The photos below are from my first, unsuccessful, redpoint attempt. Already by the second pitch, which took me two tries to redpoint, it had turned into a third-rate effort. Still, I was willing to settle even for that, and so continued upward. The fourth pitch also took me a couple of goes, and by the time I was climbing the last 5.12 pitch, the seventh, my forearms were beginning to cramp up. All the same, I managed to squeak through the thin and insecure crux, only to botch a sequence and blow it on easier climbing above. I lowered, rested for a few minutes and tried again, but quickly realized I was spent. Disappointed, I climbed to the top and moped in the warm evening sun.

A week later I was back, and this time managed to send the crux second pitch first try, saving precious energy for higher up. Once again I screwed up on the fourth pitch and had to redo it, but it turned out to be the only fall of the day. On top, I felt both happy and sad to be done. But at least now I could move on and start failing on other projects.

All the pitches on Yamabushi are good, but the fifth is one of my favourites: technical rather than powerful, with the outcome uncertain until the very end. Photo: Wiktor Skupinski.

Pressing out a balancy highstep on the fifth pitch. Photo: Wiktor Skupinski.

Then again, the sixth pitch is also high on my list: classic Yam climbing up overhanging corners, with a couple of powerful cruxes thrown in to remind you this is sport climbing, and two hundred metres of air under your ass. Photo: Wiktor Skupinski.

Hopping from one corner to the next on the sixth pitch. Photo: Wiktor Skupinski.

Most people fixate on the second pitch as the technical crux - and it is that - but the crimpy seventh pitch pitch packs a punch by the time you get to it. It is probably the redpoint crux of the route. Trust me! Photo: Wiktor Skupinski.

What can I say? "Nooo!..." Photo: Wiktor Skupinski.

A Particular Manner of Expression (11 pitches, 5.12-)

This route is the newest addition to Ha Ling.  It was put up by Jeff Relph with Mike Trehearne and Josh Lavigne.

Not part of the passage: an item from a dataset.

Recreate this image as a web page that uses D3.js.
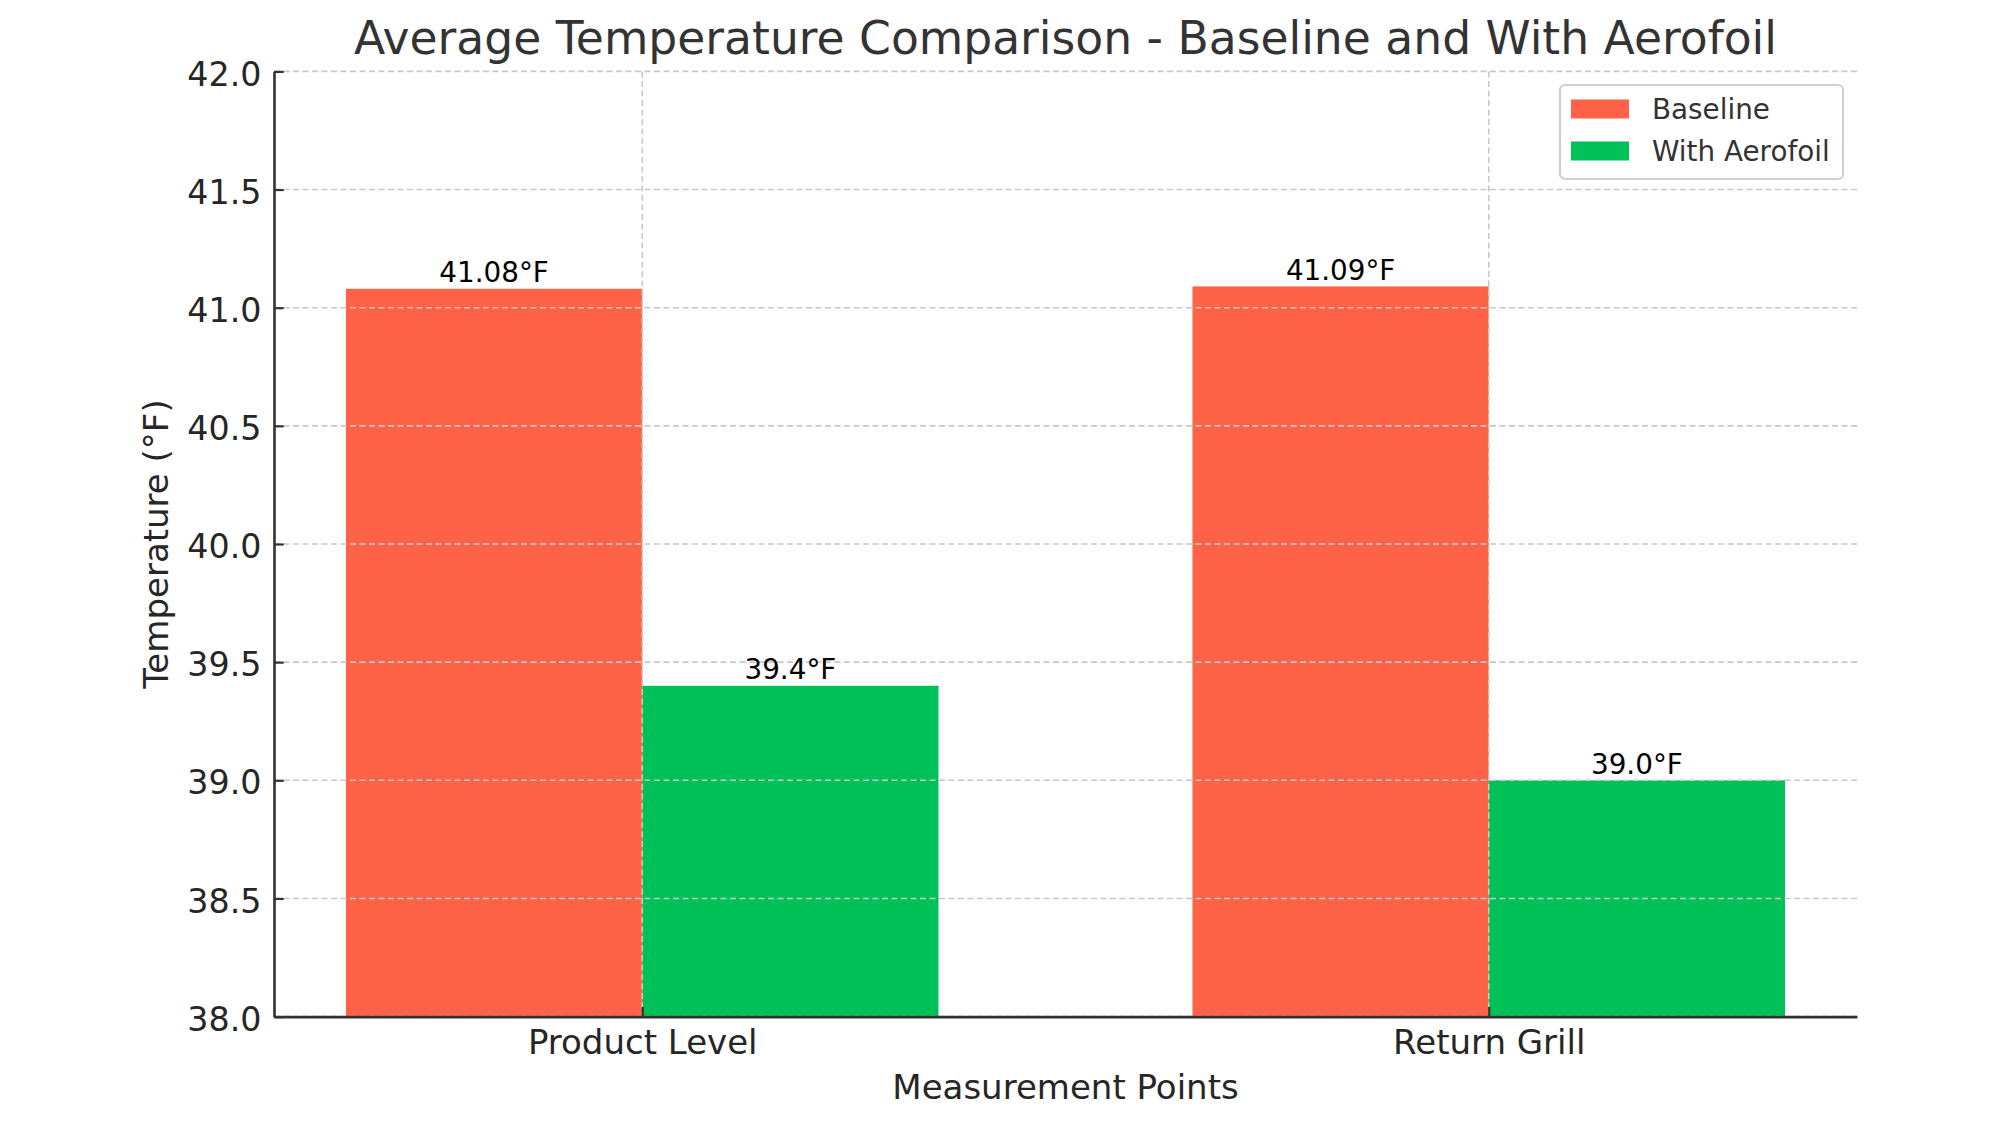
<!DOCTYPE html>
<html>
<head>
<meta charset="utf-8">
<script src="https://cdn.jsdelivr.net/npm/d3@7"></script>
<style>
  html, body { margin: 0; padding: 0; background: #fff; }
  svg { display: block; font-family: "DejaVu Sans", sans-serif; }
  .grid line { stroke: #c8c8c8; stroke-width: 1.6; stroke-dasharray: 6 3.5; }
  text.tick-label { fill: #262626; font-size: 33.3px; font-family: "DejaVu Sans", sans-serif; }
</style>
</head>
<body>
<div id="chart"></div>
<script>
const categories = ["Product Level", "Return Grill"];
const seriesNames = ["Baseline", "With Aerofoil"];
const baselineValues = [41.08, 41.09];
const aerofoilValues = [39.4, 39.0];
const valueLabels = [["41.08°F", "41.09°F"], ["39.4°F", "39.0°F"]];
const yTicks = [38.0, 38.5, 39.0, 39.5, 40.0, 40.5, 41.0, 41.5, 42.0];
const seriesColors = ["#ff6347", "#00c158"];

const width = 2000;
const height = 1125;
const margin = { top: 71.4, right: 143, bottom: 108.4, left: 274 };
const barWidth = 0.35;

const svg = d3.select("#chart").append("svg")
    .attr("width", width)
    .attr("height", height);

const x = d3.scaleLinear()
    .domain([-0.435, categories.length - 1 + 0.435])
    .range([margin.left, width - margin.right]);

const y = d3.scaleLinear()
    .domain([38, 42])
    .range([height - margin.bottom, margin.top]);

const series = [baselineValues, aerofoilValues];

// bars
series.forEach((vals, s) => {
    const offset = s === 0 ? -barWidth : 0;
    svg.append("g").selectAll("rect")
        .data(vals)
        .enter()
        .append("rect")
        .attr("x", (d, i) => x(i + offset))
        .attr("width", x(barWidth) - x(0))
        .attr("y", d => y(d))
        .attr("height", d => y(38) - y(d))
        .attr("fill", seriesColors[s]);
});

// grid on top of bars
const grid = svg.append("g").attr("class", "grid");
grid.selectAll("line.h")
    .data(yTicks)
    .enter()
    .append("line")
    .attr("x1", margin.left)
    .attr("x2", width - margin.right)
    .attr("y1", d => y(d))
    .attr("y2", d => y(d));
grid.selectAll("line.v")
    .data(categories.map((c, i) => i))
    .enter()
    .append("line")
    .attr("x1", d => x(d))
    .attr("x2", d => x(d))
    .attr("y1", margin.top)
    .attr("y2", height - margin.bottom);

// value labels
series.forEach((vals, s) => {
    const offset = s === 0 ? -barWidth / 2 : barWidth / 2;
    svg.append("g").selectAll("text")
        .data(vals)
        .enter()
        .append("text")
        .attr("x", (d, i) => x(i + offset))
        .attr("y", d => y(d) - 6.6)
        .attr("text-anchor", "middle")
        .attr("font-size", 27.8)
        .attr("fill", "#000")
        .text((d, i) => valueLabels[s][i]);
});

// axes
const yAxis = d3.axisLeft(y)
    .tickValues(yTicks)
    .tickFormat(d3.format(".1f"))
    .tickSizeInner(-9.7)
    .tickSizeOuter(0)
    .tickPadding(12.5);

const yg = svg.append("g")
    .attr("transform", `translate(${margin.left},0)`)
    .call(yAxis);

const xAxis = d3.axisBottom(x)
    .tickValues(categories.map((c, i) => i))
    .tickFormat(i => categories[i])
    .tickSizeInner(-9.7)
    .tickSizeOuter(0)
    .tickPadding(13);

const xg = svg.append("g")
    .attr("transform", `translate(0,${height - margin.bottom})`)
    .call(xAxis);

[yg, xg].forEach(g => {
    g.attr("font-family", null).attr("font-size", null);
    g.select(".domain").attr("stroke", "#333").attr("stroke-width", 2.6);
    g.selectAll(".tick line").attr("stroke", "#333").attr("stroke-width", 2.2);
    g.selectAll(".tick text")
        .attr("class", "tick-label")
        .attr("fill", null);
});
yg.selectAll(".tick text").attr("dy", "0.41em");
xg.selectAll(".tick text").attr("dy", "0.71em").style("font-size", "34px");

// titles
svg.append("text")
    .attr("x", (margin.left + width - margin.right) / 2)
    .attr("y", 54)
    .attr("text-anchor", "middle")
    .attr("font-size", 45.6)
    .attr("fill", "#333")
    .text("Average Temperature Comparison - Baseline and With Aerofoil");

svg.append("text")
    .attr("x", (margin.left + width - margin.right) / 2)
    .attr("y", 1099)
    .attr("text-anchor", "middle")
    .attr("font-size", 34)
    .attr("fill", "#262626")
    .text("Measurement Points");

svg.append("text")
    .attr("transform", `translate(168,${(margin.top + height - margin.bottom) / 2}) rotate(-90)`)
    .attr("text-anchor", "middle")
    .attr("font-size", 34)
    .attr("fill", "#262626")
    .text("Temperature (°F)");

// legend
const legend = svg.append("g").attr("transform", "translate(1560,85)");
legend.append("rect")
    .attr("width", 283)
    .attr("height", 94)
    .attr("rx", 5)
    .attr("fill", "rgba(255,255,255,0.85)")
    .attr("stroke", "#d0d0d0")
    .attr("stroke-width", 2.2);

seriesNames.forEach((name, i) => {
    const row = legend.append("g").attr("transform", `translate(0,${24 + i * 42})`);
    row.append("rect")
        .attr("x", 11)
        .attr("y", -9.5)
        .attr("width", 58)
        .attr("height", 19)
        .attr("fill", seriesColors[i]);
    row.append("text")
        .attr("x", 92)
        .attr("y", 0)
        .attr("dy", "0.36em")
        .attr("font-size", 27.8)
        .attr("fill", "#333")
        .text(name);
});
</script>
</body>
</html>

I found it to be one of the best long "mixed" (as in mixed bolts and gear) routes around, with interesting and engaging climbing on a "big" north face. Pitch 8 is the crux with sustained 5.12 climbing, but there is enough hard 5.10 and 5.11 climbing along the way that if your forearms are not cramping by the last pitch, you are in good shape indeed. And having to place gear and deal with the occasional bit of choss gives your brain as well as your muscles a workout. I was able to give the climb a first-rate effort (for me, anyway), but not without some screaming at the crux. "Pah!"

Evening sun on the north face of Ha Ling. A Particular Manner of Expression starts out behind the big tree, follows the sun-shadow line for a bit, then trends right of the big smooth corner near the top.

Juan Henriquez low on the route, with the upper headwall looming above.

The second carried the pack on the first few pitches, then as the climbing got harder and steeper, we switched to hauling. Photo: Juan Henriquez.

Juan comes up one of the 5.11 pitches in the middle of the route...

... and looks down the crux eighth pitch.

Above the crux a couple of 5.10 pitches, while not giveaways, allowed us to catch our breath before the last "hard" pitch.

Juan Henriquez back in the sun near the top of the last, eleventh, pitch, with the whole north face spread out below. The route tops out at the base jumpers' takeoff point, making for a fine position.

From the top of the route we scrambled down the bowl south of the summit and contoured back below the north face to pick up our approach packs. As seen from the base, A Particular Manner of Expression more or less follows the blunt buttress left of the dihedral of Premature Ejaculation.